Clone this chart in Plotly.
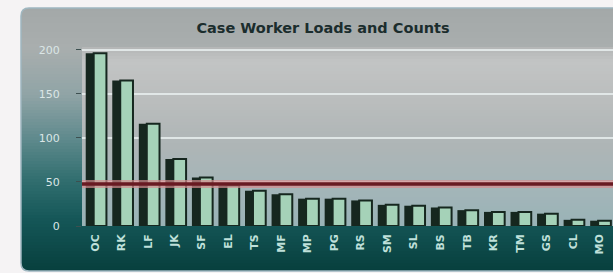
import plotly.graph_objects as go

# ---------------- data ----------------
categories = ["OC", "RK", "LF", "JK", "SF", "EL", "TS", "MF", "MP", "PG",
              "RS", "SM", "SL", "BS", "TB", "KR", "TM", "GS", "CL", "MO"]
loads = [196, 165, 116, 76, 55, 46, 40, 36, 31, 31,
         29, 24, 23, 21, 18, 16, 16, 14, 7, 6]
average_load = 47.5
y_ticks = [0, 50, 100, 150, 200]
title_text = "Case Worker Loads and Counts"

# ---------------- layout geometry ----------------
W, H = 613, 273
ML, MR, MT, MB = 82, 0, 47, 47
PW, PH = W - ML - MR, H - MT - MB
PAPER = "#f5f3f4"


def xp(px):
    return (px - ML) / PW


def yp(py):
    return (H - MB - py) / PH


def hex2rgb(h):
    h = h.lstrip("#")
    return tuple(int(h[i:i + 2], 16) for i in (0, 2, 4))


def interp(stops, t):
    for (t0, c0), (t1, c1) in zip(stops[:-1], stops[1:]):
        if t0 <= t <= t1:
            f = 0 if t1 == t0 else (t - t0) / (t1 - t0)
            a, b = hex2rgb(c0), hex2rgb(c1)
            return "rgb(%d,%d,%d)" % tuple(round(a[i] + (b[i] - a[i]) * f) for i in range(3))
    return stops[-1][1]


def gradient_strips(x0, x1, y0, y1, stops, step=3):
    out = []
    py = y0
    while py < y1:
        pn = min(py + step, y1)
        t = ((py + pn) / 2 - y0) / (y1 - y0)
        out.append(dict(type="rect", xref="paper", yref="paper",
                        x0=xp(x0), x1=xp(x1), y0=yp(min(pn + 0.6, y1)), y1=yp(py),
                        fillcolor=interp(stops, t), line=dict(width=0), layer="below"))
        py = pn
    return out


shapes = []
# outer panel gradient (grey -> dark teal)
panel_stops = [(0.0, "#a3a8a8"), (0.15, "#a9aeae"), (0.33, "#90a4a6"),
               (0.5, "#5e898c"), (0.65, "#326f70"), (0.8, "#155758"), (1.0, "#073f3d")]
shapes += gradient_strips(21, 613, 8, 271, panel_stops)
# plot-area gradient
plot_stops = [(0.0, "#b3b6b6"), (0.08, "#c2c4c4"), (0.3, "#babdbd"),
              (0.55, "#aeb5b6"), (0.78, "#a4b5b8"), (1.0, "#99b3b7")]
shapes += gradient_strips(ML, W, MT, H - MB, plot_stops)

# rounded-corner masks and panel border
r = 8
PX0, PY0, PY1 = 21, 8, 271
shapes.append(dict(type="path", xref="paper", yref="paper",
                   path=(f"M {xp(PX0 - 1)},{yp(PY0 + r)} L {xp(PX0 - 1)},{yp(PY0 - 1)} "
                         f"L {xp(PX0 + r)},{yp(PY0 - 1)} L {xp(PX0 + r)},{yp(PY0)} "
                         f"Q {xp(PX0)},{yp(PY0)} {xp(PX0)},{yp(PY0 + r)} Z"),
                   fillcolor=PAPER, line=dict(width=0), layer="below"))
shapes.append(dict(type="path", xref="paper", yref="paper",
                   path=(f"M {xp(PX0 - 1)},{yp(PY1 - r)} L {xp(PX0 - 1)},{yp(PY1 + 1)} "
                         f"L {xp(PX0 + r)},{yp(PY1 + 1)} L {xp(PX0 + r)},{yp(PY1)} "
                         f"Q {xp(PX0)},{yp(PY1)} {xp(PX0)},{yp(PY1 - r)} Z"),
                   fillcolor=PAPER, line=dict(width=0), layer="below"))
x0, x1, y0, y1 = xp(PX0), xp(640), yp(PY0), yp(PY1)
shapes.append(dict(type="path", xref="paper", yref="paper",
                   path=(f"M {xp(PX0 + r)},{y0} L {x1},{y0} L {x1},{y1} L {xp(PX0 + r)},{y1} "
                         f"Q {x0},{y1} {x0},{yp(PY1 - r)} L {x0},{yp(PY0 + r)} Q {x0},{y0} {xp(PX0 + r)},{y0} Z"),
                   line=dict(color="#9fb7c0", width=1.5), layer="below"))
# average line (halo + core)
shapes.append(dict(type="line", xref="paper", yref="y", x0=0, x1=1,
                   y0=average_load, y1=average_load,
                   line=dict(color="rgba(214,140,142,0.7)", width=8), layer="above"))
shapes.append(dict(type="line", xref="paper", yref="y", x0=0, x1=1,
                   y0=average_load, y1=average_load,
                   line=dict(color="#681a22", width=3.5), layer="above"))

fig = go.Figure()
fig.add_trace(go.Bar(x=categories, y=loads, width=0.78, offset=-0.36,
                     marker=dict(color="#16271f", line=dict(width=0)),
                     hoverinfo="skip", showlegend=False))
fig.add_trace(go.Bar(x=categories, y=loads, width=0.48, offset=-0.06,
                     marker=dict(color="#a5d2b8", line=dict(color="#16271f", width=2)),
                     showlegend=False))

fig.update_layout(
    width=W, height=H,
    margin=dict(l=ML, r=MR, t=MT, b=MB, pad=0),
    paper_bgcolor=PAPER,
    plot_bgcolor="rgba(0,0,0,0)",
    barmode="overlay",
    shapes=shapes,
    title=dict(text=title_text, xref="container", x=323 / W, xanchor="center",
               yref="container", y=1 - 28 / H, yanchor="middle",
               font=dict(family="DejaVu Sans", size=14.5, color="#1b2d2d", weight="bold")),
    xaxis=dict(tickangle=-90, showgrid=False, showline=False, zeroline=False,
               ticks="", ticklabelstandoff=5,
               tickfont=dict(family="DejaVu Sans", size=11, color="#bfe0da", weight="bold")),
    yaxis=dict(range=[0, 203], tickvals=y_ticks, showgrid=True,
               gridcolor="rgba(232,238,238,0.85)", gridwidth=1.5,
               zeroline=False, showline=False, ticks="outside", ticklen=5,
               tickcolor="#3d5050", ticklabelstandoff=14,
               tickfont=dict(family="DejaVu Sans", size=11, color="#dbe6e6")),
)

fig.write_html("out.html", config={"displayModeBar": False},
               post_script="document.body.style.margin='0px';")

*Exercise task*
Omitting all pictures, restate exactly the lines of the material from its start through the line that contains "return stops[-1][1]".

*Written answer*
Clone this chart in Plotly.
import plotly.graph_objects as go

# ---------------- data ----------------
categories = ["OC", "RK", "LF", "JK", "SF", "EL", "TS", "MF", "MP", "PG",
              "RS", "SM", "SL", "BS", "TB", "KR", "TM", "GS", "CL", "MO"]
loads = [196, 165, 116, 76, 55, 46, 40, 36, 31, 31,
         29, 24, 23, 21, 18, 16, 16, 14, 7, 6]
average_load = 47.5
y_ticks = [0, 50, 100, 150, 200]
title_text = "Case Worker Loads and Counts"

# ---------------- layout geometry ----------------
W, H = 613, 273
ML, MR, MT, MB = 82, 0, 47, 47
PW, PH = W - ML - MR, H - MT - MB
PAPER = "#f5f3f4"


def xp(px):
    return (px - ML) / PW


def yp(py):
    return (H - MB - py) / PH


def hex2rgb(h):
    h = h.lstrip("#")
    return tuple(int(h[i:i + 2], 16) for i in (0, 2, 4))


def interp(stops, t):
    for (t0, c0), (t1, c1) in zip(stops[:-1], stops[1:]):
        if t0 <= t <= t1:
            f = 0 if t1 == t0 else (t - t0) / (t1 - t0)
            a, b = hex2rgb(c0), hex2rgb(c1)
            return "rgb(%d,%d,%d)" % tuple(round(a[i] + (b[i] - a[i]) * f) for i in range(3))
    return stops[-1][1]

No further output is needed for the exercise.